Typhoon Soudelor, the strongest cyclone on Earth so far this year, was only a strong Category 3 typhoon when it hit Saipan on Aug. 2, but its impact should already be a lesson, according to a meteorologist.
“This should be a lesson on what’s a Category 3, what it can do. But there’s another level, there’s the [Category] 4 then you get into the [Category] 5. That’s an unimaginable level when the winds really are 200 miles an hour,” Dr. Mark Lander of the Water and Environmental Research Institute of the Western Pacific in the University of Guam told Saipan Tribune in a recent interview.
Lander said Soudelor should be a wakeup call that there are stronger categories of typhoons that are more destructive and catastrophic.
“It should make people think. What happened here is a solid, very strong typhoon but not catastrophic. It wasn’t up into the [Category] 4, it might just have been touching 4 but its nowhere near 5; it wasn’t a super typhoon. That should make people go, ‘If that was a [Category] 3, what’s a [Category] 4? What’s a [Category] 5?’” Lander said.
Super typhoons or Category 5’s—which Soudelor grew into before it reached Taiwan, and Haiyan that devastated the central Philippines in 2013—are unbelievable in strength and will do structural damage to buildings, he said.

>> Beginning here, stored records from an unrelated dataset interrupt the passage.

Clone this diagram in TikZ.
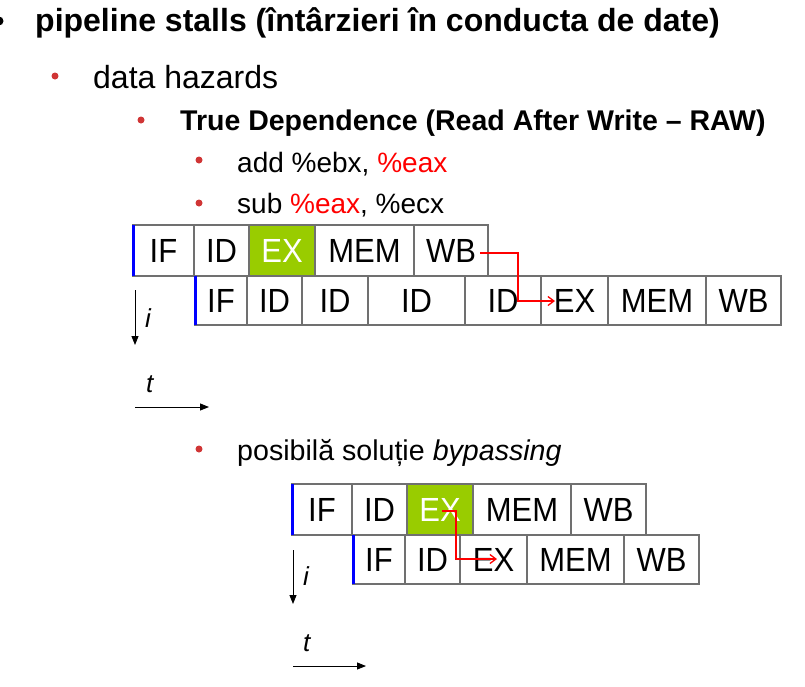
\documentclass[tikz,border=0pt]{standalone}
\usepackage{fontspec}
\usepackage{graphicx}
\setmainfont{Liberation Sans}
\usetikzlibrary{arrows.meta}

\definecolor{gridgray}{HTML}{707070}
\definecolor{exgreen}{HTML}{99CC00}
\definecolor{bulletred}{HTML}{D03535}
\definecolor{regred}{HTML}{FF0000}
\definecolor{stageblue}{HTML}{0000FF}

% stage labels are set slightly taller than the plain font
\newcommand{\stagetext}[1]{\scalebox{1}[1.08]{#1}}

\tikzset{
  cell/.style={draw=gridgray, line width=1.2pt, inner sep=0pt, outer sep=0pt,
    font=\fontsize{31}{31}\selectfont},
  hi/.style={cell, fill=exgreen, text=white},
  rowA/.style={minimum height=51pt},
  rowB/.style={minimum height=49pt},
  startedge/.style={draw=stageblue, line width=3pt},
  fwd/.style={draw=regred, line width=1.3pt, -{Straight Barb[length=6pt,width=9pt]}},
  axis/.style={draw=black, line width=0.9pt, -{Triangle[length=9pt,width=7pt]}},
  bul/.style={circle, fill=bulletred, inner sep=0pt, minimum size=7pt},
  txt/.style={anchor=base west, inner sep=0pt, font=\fontsize{28}{34}\selectfont},
  axlabel/.style={anchor=base west, inner sep=0pt, font=\fontsize{26}{30}\selectfont\itshape},
}

\begin{document}
\begin{tikzpicture}[x=1pt, y=-1pt]
\useasboundingbox (0,0) rectangle (805,686);

% headings and bullet list
\node[circle, fill=black, inner sep=0pt, minimum size=9pt] (b0) at (-1,21) {};
\node[txt, font=\fontsize{32}{38}\selectfont\bfseries] (h0) at (35,31)
  {pipeline stalls (întârzieri în conducta de date)};
\node[bul] (b1) at (55,76) {};
\node[txt, font=\fontsize{32}{38}\selectfont] (h1) at (93,88) {data hazards};
\node[bul] (b2) at (141,120) {};
\node[txt, font=\fontsize{28.5}{34}\selectfont\bfseries] (h2) at (180,130)
  {True Dependence (Read After Write – RAW)};
\node[bul] (b3) at (199,160) {};
\node[txt] (h3) at (237,172) {add \%ebx, \textcolor{regred}{\%eax}};
\node[bul] (b4) at (199,203) {};
\node[txt] (h4) at (237,213) {sub \textcolor{regred}{\%eax}, \%ecx};
\node[bul] (b5) at (199,449) {};
\node[txt, font=\fontsize{28.6}{34}\selectfont] (h5) at (237,460) {posibilă soluție \textit{bypassing}};

% stalled pipeline: add
\node[cell, rowA, minimum width=61pt] (a1) at (163.5,250.5) {\stagetext{IF}};
\node[cell, rowA, minimum width=55pt] (a2) at (221.5,250.5) {\stagetext{ID}};
\node[hi,   rowA, minimum width=66pt] (a3) at (282,250.5) {\stagetext{EX}};
\node[cell, rowA, minimum width=99pt] (a4) at (364.5,250.5) {\stagetext{MEM}};
\node[cell, rowA, minimum width=74pt] (a5) at (451,250.5) {\stagetext{WB}};
\draw[startedge] (a1.north west) -- (a1.south west);

% stalled pipeline: sub
\node[cell, rowB, minimum width=52pt] (s1) at (221,300.5) {\stagetext{IF}};
\node[cell, rowB, minimum width=55pt] (s2) at (274.5,300.5) {\stagetext{ID}};
\node[cell, rowB, minimum width=66pt] (s3) at (335,300.5) {\stagetext{ID}};
\node[cell, rowB, minimum width=97pt] (s4) at (416.5,300.5) {\stagetext{ID}};
\node[cell, rowB, minimum width=76pt] (s5) at (503,300.5) {\stagetext{ID}};
\node[cell, rowB, minimum width=67pt] (s6) at (574.5,300.5) {\stagetext{EX}};
\node[cell, rowB, minimum width=98pt] (s7) at (657,300.5) {\stagetext{MEM}};
\node[cell, rowB, minimum width=75pt] (s8) at (743.5,300.5) {\stagetext{WB}};
\draw[startedge] (s1.north west) -- (s1.south west);

% write-back to execute dependency
\coordinate (f1a) at (480,253);
\coordinate (f1b) at (555,301);
\draw[fwd] (f1a) -- ++(38,0) |- (f1b);

% axes
\coordinate (i1a) at (135,290);
\coordinate (i1b) at (135,345);
\draw[axis] (i1a) -- (i1b);
\node[axlabel] (i1) at (145,327) {i};
\coordinate (t1a) at (135,407);
\coordinate (t1b) at (209,407);
\draw[axis] (t1a) -- (t1b);
\node[axlabel] (t1) at (146,392) {t};

% bypassing: add
\node[cell, rowA, minimum width=60pt] (c1) at (322,509.5) {\stagetext{IF}};
\node[cell, rowA, minimum width=55pt] (c2) at (379.5,509.5) {\stagetext{ID}};
\node[hi,   rowA, minimum width=66pt] (c3) at (440,509.5) {\stagetext{EX}};
\node[cell, rowA, minimum width=98pt] (c4) at (522,509.5) {\stagetext{MEM}};
\node[cell, rowA, minimum width=75pt] (c5) at (608.5,509.5) {\stagetext{WB}};
\draw[startedge] (c1.north west) -- (c1.south west);

% bypassing: sub
\node[cell, rowB, minimum width=52pt] (d1) at (379,559.5) {\stagetext{IF}};
\node[cell, rowB, minimum width=55pt] (d2) at (432.5,559.5) {\stagetext{ID}};
\node[cell, rowB, minimum width=67pt] (d3) at (493.5,559.5) {\stagetext{EX}};
\node[cell, rowB, minimum width=97pt] (d4) at (575.5,559.5) {\stagetext{MEM}};
\node[cell, rowB, minimum width=75pt] (d5) at (661.5,559.5) {\stagetext{WB}};
\draw[startedge] (d1.north west) -- (d1.south west);

% execute to execute forwarding
\coordinate (f2a) at (442,511);
\coordinate (f2b) at (497,559);
\draw[fwd] (f2a) -- ++(14,0) |- (f2b);

% axes
\coordinate (i2a) at (293,550);
\coordinate (i2b) at (293,604);
\draw[axis] (i2a) -- (i2b);
\node[axlabel] (i2) at (303,585) {i};
\coordinate (t2a) at (293,666);
\coordinate (t2b) at (366,666);
\draw[axis] (t2a) -- (t2b);
\node[axlabel] (t2) at (303,651) {t};
\end{tikzpicture}
\end{document}
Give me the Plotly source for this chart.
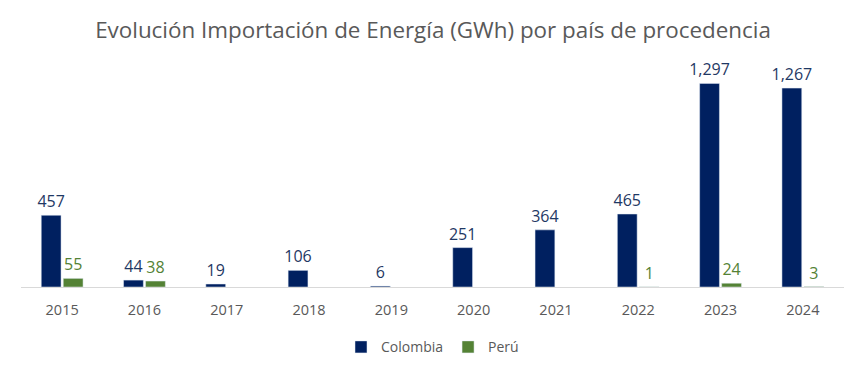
import plotly.graph_objects as go

years = ["2015", "2016", "2017", "2018", "2019", "2020", "2021", "2022", "2023", "2024"]
colombia = [457, 44, 19, 106, 6, 251, 364, 465, 1297, 1267]
peru = [55, 38, None, None, None, None, None, 1, 24, 3]

NAVY = "#002060"
GREEN = "#548235"
FONT = "Open Sans, Noto Sans, sans-serif"

def fmt(v):
    return "" if v is None else f"{v:,}"

fig = go.Figure()
fig.add_trace(go.Bar(
    x=years, y=colombia, name="Colombia", marker_color=NAVY,
    text=[fmt(v) for v in colombia], textposition="outside", constraintext="none",
    textfont=dict(color="#1F3864", size=16, family=FONT), cliponaxis=False,
))
fig.add_trace(go.Bar(
    x=years, y=peru, name="Perú", marker_color=GREEN,
    text=[fmt(v) for v in peru], textposition="outside", constraintext="none",
    textfont=dict(color=GREEN, size=16, family=FONT), cliponaxis=False,
))

fig.update_layout(
    width=866, height=374,
    paper_bgcolor="white", plot_bgcolor="white",
    margin=dict(l=21, r=22, t=60, b=86),
    barmode="group", bargap=0.465, bargroupgap=0.1,
    title=dict(text="Evolución Importación de Energía (GWh) por país de procedencia",
               x=0.5, xanchor="center", y=0.92, yanchor="middle",
               font=dict(size=22.4, color="#595959", family=FONT)),
    legend=dict(orientation="h", x=0.5, xanchor="center", y=-0.26, yanchor="middle",
                font=dict(size=14, color="#595959", family=FONT), itemwidth=30,
                traceorder="normal"),
    showlegend=True,
)
fig.update_xaxes(showline=True, linecolor="#D9D9D9", linewidth=1, ticks="",
                 ticklabelstandoff=10,
                 tickfont=dict(size=14.5, color="#595959", family=FONT), showgrid=False)
fig.update_yaxes(visible=False, range=[0, 1446], showgrid=False)

fig.write_html("out.html", config={"displayModeBar": False},
               post_script="document.body.style.margin='0';")
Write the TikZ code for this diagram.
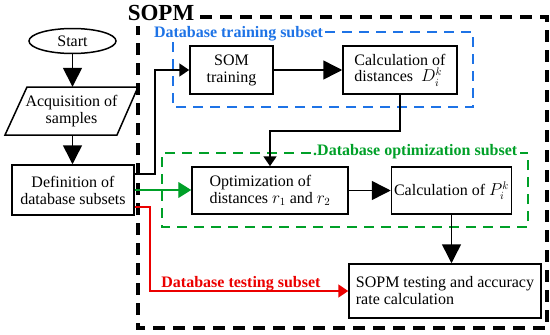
\documentclass[tikz,border=0pt]{standalone}
\usepackage{fontspec}
\setmainfont{Liberation Serif}
\usetikzlibrary{arrows.meta,shapes.geometric,calc}
\definecolor{myblue}{RGB}{30,115,230}
\definecolor{mygreen}{RGB}{0,160,40}
\definecolor{myred}{RGB}{235,0,0}
\begin{document}
\begin{tikzpicture}[x=1pt,y=-1pt,
  font=\fontsize{16}{17}\selectfont,
  box/.style={draw, line width=1.5pt, inner sep=0pt, align=center},
  conn/.style={line width=1.5pt},
  bigtip/.style={-{Triangle[length=19pt,width=19pt]}},
  smalltip/.style={-{Triangle[length=10pt,width=13pt]}},
  greentip/.style={-{Triangle[length=13pt,width=16pt]}},
  lbl/.style={font=\bfseries\fontsize{16}{17}\selectfont, inner sep=0pt},
  groupbox/.style={line width=2.7pt, dash pattern=on 10pt off 7pt}]
\useasboundingbox (0,0) rectangle (550,335);

% group labels
\node[font=\bfseries\fontsize{23}{24}\selectfont, inner sep=0pt, anchor=base] (sopm) at (161,20) {SOPM};
\node[lbl, text=myblue, anchor=base] (lblue) at (238.5,37) {Database training subset};
\node[lbl, text=mygreen, anchor=base west] (lgreen) at (313,155) {.Database optimization subset};
\node[lbl, text=myred, anchor=base] (lred) at (241,287) {Database testing subset};

% group boxes
\draw[line width=3.2pt, dash pattern=on 12pt off 8pt]
  (200,17) -- (547,17) -- (547,328) -- (138,328) -- (138,26);
\draw[groupbox, draw=myblue]
  (325,32) -- (473,32) -- (473,107) -- (173,107) -- (173,42);
\draw[groupbox, draw=mygreen]
  (311,153) -- (162,153) -- (162,227) -- (528,227) -- (528,153) -- (520,153);

% left column
\node[draw, ellipse, line width=1.5pt, minimum width=87pt, minimum height=25pt, inner sep=0pt] (start) at (72.5,41) {Start};
\node[inner sep=0pt, minimum width=112pt, minimum height=48pt, align=center] (acq) at (71.5,111) {Acquisition of\\samples};
\draw[line width=1.5pt] ($(acq.center)+(-44.5,-24)$) -- ($(acq.center)+(66.5,-24)$)
  -- ($(acq.center)+(45.5,24)$) -- ($(acq.center)+(-66.5,24)$) -- cycle;
\node[box, minimum width=122pt, minimum height=50pt] (def) at (73,190) {Definition of\\database subsets};

% SOPM boxes
\node[box, minimum width=83pt, minimum height=48pt] (som) at (231.5,70) {SOM\\training};
\node[box, minimum width=114pt, minimum height=48pt, align=left] (cald) at (400,70) {Calculation of\\distances\enspace$D_i^k$};
\node[box, minimum width=156pt, minimum height=47pt, align=left] (opt) at (270,190.5) {Optimization of\\distances $r_1$ and $r_2$};
\node[box, minimum width=120pt, minimum height=47pt] (calp) at (451.5,190.5) {Calculation of $P_i^k$};
\node[box, minimum width=192pt, minimum height=54pt, align=left] (test) at (445,291) {SOPM testing and accuracy\\rate calculation};

% connectors
\draw[conn, bigtip] (start.south) -- (start.south |- acq.north);
\draw[conn, bigtip] (acq.south -| start.south) -- (start.south |- def.north);
\draw[conn, smalltip] ([yshift=16pt]def.east) -- ++(20,0) |- (som.west);
\draw[line width=1.2pt, draw=mygreen, greentip] (def.east) -- (def.east -| opt.west);
\draw[conn, draw=myred, smalltip] ([yshift=-17pt]def.east) -- ++(15,0) |- (test.west);
\draw[conn, bigtip] (som.east) -- (cald.west);
\draw[conn, smalltip] (cald.south) -- ++(0,36) -| (opt.north);
\draw[conn, bigtip] (opt.east) -- (calp.west);
\draw[conn, bigtip] (calp.south) -- (calp.south |- test.north);
\end{tikzpicture}
\end{document}
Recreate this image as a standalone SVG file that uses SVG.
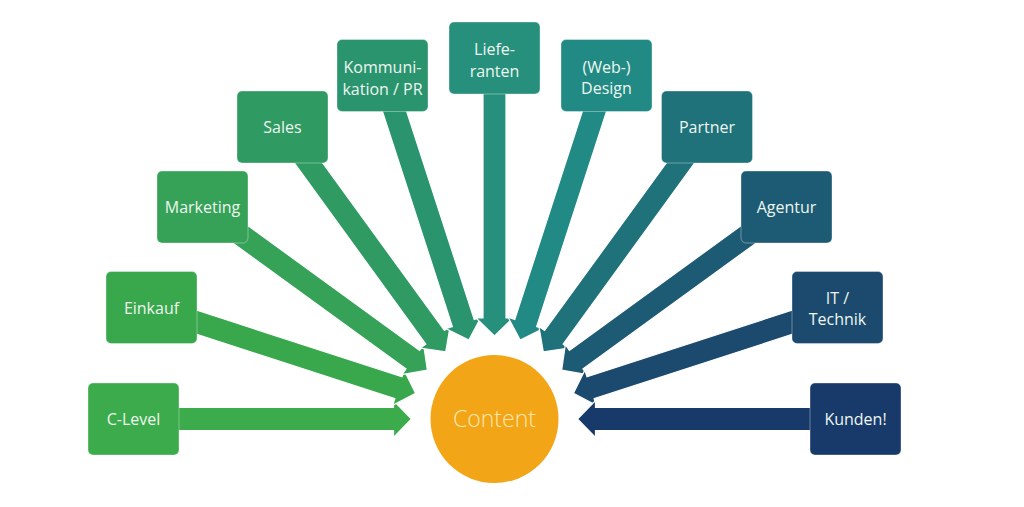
<svg xmlns="http://www.w3.org/2000/svg" width="1024" height="507" viewBox="0 0 1024 507">
<style>
.box{stroke:#ffffff;stroke-opacity:0.35;stroke-width:1}
.arr{stroke:#ffffff;stroke-width:1.2;stroke-linejoin:miter}
.lbl{font-family:"Open Sans","Liberation Sans",sans-serif;font-size:16px;fill:#eef6f0;text-anchor:middle}
.ctr{font-family:"Open Sans","Liberation Sans",sans-serif;font-size:23px;font-weight:300;fill:#fde7b0;text-anchor:middle}
</style>
<defs>
<polygon id="a" points="-361,-11.5 -101,-11.5 -101,-18.5 -83,0 -101,18.5 -101,11.5 -361,11.5"/>
</defs>
<rect width="1024" height="507" fill="#ffffff"/>
<g id="connectors">
<use href="#a" class="arr" fill="#3cab4b" transform="translate(494.5,419) rotate(0)"/>
<use href="#a" class="arr" fill="#39a84d" transform="translate(494.5,419) rotate(18)"/>
<use href="#a" class="arr" fill="#35a257" transform="translate(494.5,419) rotate(36)"/>
<use href="#a" class="arr" fill="#2f9a62" transform="translate(494.5,419) rotate(54)"/>
<use href="#a" class="arr" fill="#2a946f" transform="translate(494.5,419) rotate(72)"/>
<use href="#a" class="arr" fill="#26907c" transform="translate(494.5,419) rotate(90)"/>
<use href="#a" class="arr" fill="#228a84" transform="translate(494.5,419) rotate(108)"/>
<use href="#a" class="arr" fill="#1f717a" transform="translate(494.5,419) rotate(126)"/>
<use href="#a" class="arr" fill="#1d5b74" transform="translate(494.5,419) rotate(144)"/>
<use href="#a" class="arr" fill="#1b4a6e" transform="translate(494.5,419) rotate(162)"/>
<use href="#a" class="arr" fill="#183a6a" transform="translate(494.5,419) rotate(180)"/>
</g>
<g id="content">
<circle cx="494.5" cy="419" r="64" fill="#f2a516"/>
<text class="ctr" x="494.5" y="427">Content</text>
</g>
<g id="c-level"><rect class="box" x="88" y="383" width="91" height="72" rx="5" fill="#3cab4b"/><text class="lbl" x="133.5" y="425">C-Level</text></g>
<g id="einkauf"><rect class="box" x="106" y="271.5" width="91" height="72" rx="5" fill="#39a84d"/><text class="lbl" x="151.5" y="313.5">Einkauf</text></g>
<g id="marketing"><rect class="box" x="157" y="171" width="91" height="72" rx="5" fill="#35a257"/><text class="lbl" x="202.5" y="213">Marketing</text></g>
<g id="sales"><rect class="box" x="237" y="91" width="91" height="72" rx="5" fill="#2f9a62"/><text class="lbl" x="282.5" y="133">Sales</text></g>
<g id="kommunikation"><rect class="box" x="337" y="39.5" width="91" height="72" rx="5" fill="#2a946f"/><text class="lbl" x="382.5" y="72.5">Kommuni-</text><text class="lbl" x="382.5" y="94.5">kation / PR</text></g>
<g id="lieferanten"><rect class="box" x="449" y="22" width="91" height="72" rx="5" fill="#26907c"/><text class="lbl" x="494.5" y="55">Liefe-</text><text class="lbl" x="494.5" y="76.5">ranten</text></g>
<g id="webdesign"><rect class="box" x="561" y="39.5" width="91" height="72" rx="5" fill="#228a84"/><text class="lbl" x="606.5" y="72.5">(Web-)</text><text class="lbl" x="606.5" y="94">Design</text></g>
<g id="partner"><rect class="box" x="661.5" y="91" width="91" height="72" rx="5" fill="#1f717a"/><text class="lbl" x="707" y="133">Partner</text></g>
<g id="agentur"><rect class="box" x="741" y="171" width="91" height="72" rx="5" fill="#1d5b74"/><text class="lbl" x="786.5" y="213">Agentur</text></g>
<g id="it-technik"><rect class="box" x="792" y="271.5" width="91" height="72" rx="5" fill="#1b4a6e"/><text class="lbl" x="837.5" y="304">IT /</text><text class="lbl" x="837.5" y="324.5">Technik</text></g>
<g id="kunden"><rect class="box" x="810" y="383" width="91" height="72" rx="5" fill="#183a6a"/><text class="lbl" x="855.5" y="425">Kunden!</text></g>
</svg>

“Cars fly in Category 5. They literally go airborne,” said Lander, who is working on a post-Soudelor assessment with Chip Guard of the National Weather Service in Guam.
Increased risk due to El Niño
The year 2015 is currently an El Niño year. As of Sept. 10, the National Oceanic and Atmospheric Administration’s Climate Prediction Center said in its monthly advisory that there is an approximately 95 percent chance that El Niño will continue through the Northern Hemisphere winter of 2015-16 and will gradually weaken through spring 2016.
“The forecaster consensus unanimously favors a strong El Niño,” it added.
The advisory also stated that “El Niño will likely contribute…to above-normal hurricane seasons in both the central and eastern Pacific hurricane basins.”
According to Lander, with El Niño, typhoon risks will increase in the western Pacific and that the region should expect more typhoons until January.
“When they’re forming east we’re not safe,” Lander said. “They can keep forming far to the east and go through our area all the way through January.”
He added that the risk of a typhoon passing by or hitting the Marianas goes up from 10 percent to 30 percent during a strong El Niño season.
“It increases the risk, there will be typhoons. Still more will go somewhere, south of Guam, north of Saipan,” Lander said.
On average, about four cyclones on any given year will pass within a 180 nautical miles of any point in the Marianas. This year, Soudelor was already the fifth tropical cyclone to pass the region.
However, after all the tropical cyclones, El Niño also brings with it drought subsequent to its peak.
“The whole Micronesia and Hawaii enter the drought and it could be another epic drought,” Lander said, adding that CNMI and Guam will also be affected.
“Everybody dries out after a strong El Niño,” he added.